We now ask why there is a call to communitarian prayer in this context. The first reason is that the community must address the problem of a brother who has gone astray and does not live according to the Gospel. In the prayer, Jesus says that the community should feel united and be willing to make the right decisions, those that the Lord suggests. The Lord speaks to them precisely when they are in these moments of prayer; the community is ready and listens, united to the voice of the Spirit.

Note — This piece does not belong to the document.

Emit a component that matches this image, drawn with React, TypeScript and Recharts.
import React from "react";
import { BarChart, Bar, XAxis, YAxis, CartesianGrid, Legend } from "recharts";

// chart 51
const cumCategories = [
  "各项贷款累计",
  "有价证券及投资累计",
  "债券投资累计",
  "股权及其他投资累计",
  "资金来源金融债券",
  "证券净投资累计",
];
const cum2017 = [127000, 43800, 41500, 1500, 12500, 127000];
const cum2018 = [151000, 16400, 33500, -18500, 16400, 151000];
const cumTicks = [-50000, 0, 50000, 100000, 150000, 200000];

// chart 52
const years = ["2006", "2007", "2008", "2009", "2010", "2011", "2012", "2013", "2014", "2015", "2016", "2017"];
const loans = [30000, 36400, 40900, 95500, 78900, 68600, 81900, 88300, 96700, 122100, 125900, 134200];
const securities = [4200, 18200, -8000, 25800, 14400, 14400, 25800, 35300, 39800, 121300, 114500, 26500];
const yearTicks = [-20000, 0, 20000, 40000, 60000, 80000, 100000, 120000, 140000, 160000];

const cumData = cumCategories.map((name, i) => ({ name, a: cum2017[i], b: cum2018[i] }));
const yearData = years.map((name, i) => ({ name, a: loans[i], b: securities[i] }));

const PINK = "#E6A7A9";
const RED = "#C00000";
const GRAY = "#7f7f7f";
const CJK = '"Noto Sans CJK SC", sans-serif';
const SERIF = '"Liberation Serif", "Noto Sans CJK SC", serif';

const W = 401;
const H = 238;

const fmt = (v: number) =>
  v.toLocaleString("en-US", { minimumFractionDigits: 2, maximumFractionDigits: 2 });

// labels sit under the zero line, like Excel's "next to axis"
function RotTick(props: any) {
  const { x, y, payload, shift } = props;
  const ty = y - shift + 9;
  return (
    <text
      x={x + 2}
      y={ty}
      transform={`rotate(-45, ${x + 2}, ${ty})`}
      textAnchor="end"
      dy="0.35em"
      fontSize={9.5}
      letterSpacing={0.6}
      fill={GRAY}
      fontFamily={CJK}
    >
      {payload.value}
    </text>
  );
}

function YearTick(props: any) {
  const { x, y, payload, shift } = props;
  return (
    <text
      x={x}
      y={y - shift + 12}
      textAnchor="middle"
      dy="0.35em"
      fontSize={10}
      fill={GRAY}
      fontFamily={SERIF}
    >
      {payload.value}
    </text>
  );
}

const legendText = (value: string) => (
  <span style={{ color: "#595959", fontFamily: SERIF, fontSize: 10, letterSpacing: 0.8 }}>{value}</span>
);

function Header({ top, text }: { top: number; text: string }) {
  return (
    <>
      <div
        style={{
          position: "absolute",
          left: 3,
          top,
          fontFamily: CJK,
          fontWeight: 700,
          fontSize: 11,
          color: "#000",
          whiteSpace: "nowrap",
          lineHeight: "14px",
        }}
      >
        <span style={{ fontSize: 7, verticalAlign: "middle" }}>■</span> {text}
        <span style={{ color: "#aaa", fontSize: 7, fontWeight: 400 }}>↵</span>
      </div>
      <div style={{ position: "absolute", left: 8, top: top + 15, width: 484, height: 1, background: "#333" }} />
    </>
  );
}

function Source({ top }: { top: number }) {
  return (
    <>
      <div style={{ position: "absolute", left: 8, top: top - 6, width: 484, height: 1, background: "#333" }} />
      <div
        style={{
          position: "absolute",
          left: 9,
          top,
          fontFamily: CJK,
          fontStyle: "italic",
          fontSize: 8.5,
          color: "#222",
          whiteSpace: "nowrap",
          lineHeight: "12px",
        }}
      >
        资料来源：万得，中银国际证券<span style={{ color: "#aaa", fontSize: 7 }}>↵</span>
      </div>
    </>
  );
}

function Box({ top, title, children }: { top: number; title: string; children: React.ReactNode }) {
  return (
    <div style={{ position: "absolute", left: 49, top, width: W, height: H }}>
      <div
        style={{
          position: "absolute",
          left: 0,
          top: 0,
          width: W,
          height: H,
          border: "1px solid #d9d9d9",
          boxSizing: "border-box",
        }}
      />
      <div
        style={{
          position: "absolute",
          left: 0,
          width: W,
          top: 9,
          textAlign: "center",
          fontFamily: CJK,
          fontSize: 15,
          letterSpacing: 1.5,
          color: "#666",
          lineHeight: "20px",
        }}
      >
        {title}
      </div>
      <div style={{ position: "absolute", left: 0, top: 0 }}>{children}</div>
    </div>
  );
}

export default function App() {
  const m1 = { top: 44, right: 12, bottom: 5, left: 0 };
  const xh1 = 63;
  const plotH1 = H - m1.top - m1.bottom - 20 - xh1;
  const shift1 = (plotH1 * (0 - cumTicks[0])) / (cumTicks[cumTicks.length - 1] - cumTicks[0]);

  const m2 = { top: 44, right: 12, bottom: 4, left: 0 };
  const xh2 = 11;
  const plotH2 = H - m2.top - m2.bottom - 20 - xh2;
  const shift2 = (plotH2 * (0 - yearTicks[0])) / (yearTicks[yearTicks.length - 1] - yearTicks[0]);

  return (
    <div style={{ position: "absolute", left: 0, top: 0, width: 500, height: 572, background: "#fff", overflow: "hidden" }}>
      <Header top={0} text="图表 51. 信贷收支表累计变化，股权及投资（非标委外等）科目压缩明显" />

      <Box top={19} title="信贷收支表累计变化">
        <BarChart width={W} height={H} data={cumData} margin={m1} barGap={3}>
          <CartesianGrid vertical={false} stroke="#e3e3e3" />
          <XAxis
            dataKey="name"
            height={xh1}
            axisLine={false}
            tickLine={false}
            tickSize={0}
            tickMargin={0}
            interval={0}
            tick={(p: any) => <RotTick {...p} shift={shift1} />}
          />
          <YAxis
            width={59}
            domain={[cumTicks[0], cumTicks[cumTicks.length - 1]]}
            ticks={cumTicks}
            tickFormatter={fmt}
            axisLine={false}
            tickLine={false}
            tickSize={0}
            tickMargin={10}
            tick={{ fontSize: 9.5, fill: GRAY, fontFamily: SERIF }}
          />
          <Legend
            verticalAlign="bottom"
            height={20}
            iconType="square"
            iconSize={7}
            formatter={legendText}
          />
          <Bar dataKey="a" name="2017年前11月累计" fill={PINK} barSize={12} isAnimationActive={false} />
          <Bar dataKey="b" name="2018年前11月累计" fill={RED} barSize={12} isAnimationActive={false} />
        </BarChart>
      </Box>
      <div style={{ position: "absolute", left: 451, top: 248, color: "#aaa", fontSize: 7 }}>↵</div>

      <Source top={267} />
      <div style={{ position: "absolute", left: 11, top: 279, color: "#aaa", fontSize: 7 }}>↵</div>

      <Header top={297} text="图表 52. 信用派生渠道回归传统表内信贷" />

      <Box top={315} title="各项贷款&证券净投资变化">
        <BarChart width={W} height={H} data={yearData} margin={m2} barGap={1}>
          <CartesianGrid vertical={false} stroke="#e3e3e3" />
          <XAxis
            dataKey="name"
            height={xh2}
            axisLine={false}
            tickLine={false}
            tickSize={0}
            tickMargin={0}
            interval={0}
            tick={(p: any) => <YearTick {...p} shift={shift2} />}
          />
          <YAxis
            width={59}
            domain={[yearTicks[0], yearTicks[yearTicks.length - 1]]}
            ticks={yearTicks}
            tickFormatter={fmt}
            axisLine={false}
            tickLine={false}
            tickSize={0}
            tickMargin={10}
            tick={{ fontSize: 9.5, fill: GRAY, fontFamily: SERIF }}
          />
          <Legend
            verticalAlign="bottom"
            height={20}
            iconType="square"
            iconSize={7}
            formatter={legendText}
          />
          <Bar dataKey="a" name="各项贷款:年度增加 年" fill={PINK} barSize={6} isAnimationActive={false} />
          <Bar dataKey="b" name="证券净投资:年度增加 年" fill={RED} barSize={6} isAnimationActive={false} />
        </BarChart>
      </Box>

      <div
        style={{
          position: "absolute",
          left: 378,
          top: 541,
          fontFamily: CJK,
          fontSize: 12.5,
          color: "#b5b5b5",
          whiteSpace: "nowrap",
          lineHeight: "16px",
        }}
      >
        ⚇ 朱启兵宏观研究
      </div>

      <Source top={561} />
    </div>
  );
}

Also, in communitarian prayer, we ask the Lord for the light to discern what needs to be bound and what needs to be untied. The temptation is to listen to what everyone is doing and decide what needs to be tied or undone. No, the Christian community, in prayer, listens to the voice of the Spirit and then decides, so that, even in heaven, what is right and what is wrong will be confirmed.
If prayer is not offered, the community inevitably gives wrong directions dictated by worldly logic. This moment of communal prayer is presented here with a beautiful Greek verb, συμφωνήσωσιν = symfonesoin = to agree; ‘symfonei’ means to make symphony; the community creating a symphony, i.e., symphony is the moment when each instrument plays its part well. Playing a symphony in the Church does not mean everyone must play the same instrument. We are not the same; the good Lord has made us different, and precisely because we are different, each can play his instrument well in the only score of love.

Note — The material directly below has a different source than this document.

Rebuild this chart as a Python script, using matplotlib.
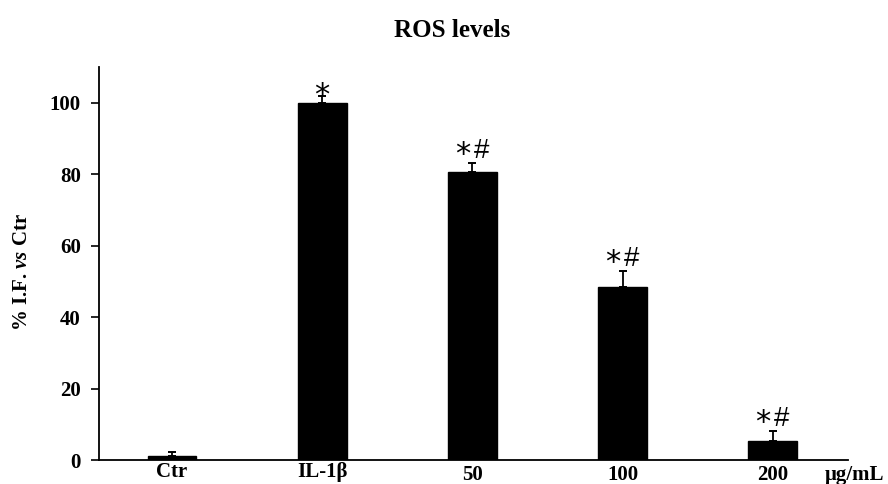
import matplotlib
matplotlib.use("Agg")
import matplotlib.pyplot as plt
from matplotlib.transforms import ScaledTranslation

categories = ["Ctr", "IL-1β", "50", "100", "200"]
values = [1, 100, 80.5, 48.3, 5.3]
errors = [1.2, 2, 2.7, 4.5, 2.8]
annotations = ["", "*", "*#", "*#", "*#"]
yticks = [0, 20, 40, 60, 80, 100]
unit_label = "μg/mL"

plt.rcParams['font.family'] = ['Liberation Serif', 'DejaVu Serif']
plt.rcParams['mathtext.fontset'] = 'custom'
plt.rcParams['mathtext.rm'] = 'Liberation Serif:bold'
plt.rcParams['mathtext.it'] = 'Liberation Serif:italic:bold'

W, H = 888, 484
fig = plt.figure(figsize=(W / 100, H / 100), dpi=100)
ax = fig.add_axes([99 / W, 1 - 460 / H, 749 / W, 393 / H])

x = list(range(len(categories)))
ax.bar(x, values, width=0.325, color="black", edgecolor="black", zorder=2)
ax.errorbar(x, values, yerr=[[0] * len(errors), errors], fmt="none",
            ecolor="black", elinewidth=1.3, capsize=2.8, capthick=1.4, zorder=3)

for xi, v, e, a in zip(x, values, errors, annotations):
    top = v + e
    if a == "*":
        ax.annotate("*", xy=(xi, top), xytext=(0, -6), textcoords="offset points",
                    ha="center", va="baseline", fontsize=22, family="DejaVu Sans")
    elif a == "*#":
        ax.annotate("*", xy=(xi, top), xytext=(-7, 0), textcoords="offset points",
                    ha="center", va="baseline", fontsize=22, family="DejaVu Sans")
        ax.annotate("#", xy=(xi, top), xytext=(6.5, 3.6), textcoords="offset points",
                    ha="center", va="baseline", fontsize=20, family="Liberation Sans")

ax.set_xlim(-0.486, 4.5)
ax.set_ylim(0, 110)
ax.set_yticks(yticks)
ax.set_yticklabels([str(t) for t in yticks], fontsize=15, fontweight="bold")
ax.set_xticks(x)
ax.set_xticklabels(categories, fontsize=15, fontweight="bold")
ax.tick_params(axis="x", length=0, pad=1.5)
ax.tick_params(axis="y", length=6, width=1.2, direction="out", pad=7)

for lab in ax.get_xticklabels():
    if lab.get_text().isdigit():
        lab.set_transform(lab.get_transform() + ScaledTranslation(0, -2.5 / 100, fig.dpi_scale_trans))

for s in ["top", "right"]:
    ax.spines[s].set_visible(False)
for s in ["left", "bottom"]:
    ax.spines[s].set_linewidth(1.3)

fig.text(22 / W, 1 - 272 / H, r"% I.F. $\mathit{vs}$ Ctr", rotation=90,
         ha="center", va="center", fontsize=15, fontweight="bold")
fig.text(452 / W, 1 - 37 / H, "ROS levels", ha="center", va="baseline",
         fontsize=18, fontweight="bold")
fig.text(825 / W, 1 - 480 / H, unit_label, ha="left", va="baseline",
         fontsize=15, fontweight="bold")

fig.savefig("out.png", dpi=100)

The best call for the brother who has gone astray is the harmony of this community, and this brother must feel nostalgia for this community where all make a symphony, play the score of love, and exchange the service of love with one another.
In conclusion, Jesus assures us that the prayer offered in this way will undoubtedly be answered. God will grant the community the ability to overcome all divisions and achieve reconciliation and recovery for those brothers and sisters who are in difficulty.
I wish you all a good Sunday and a good week.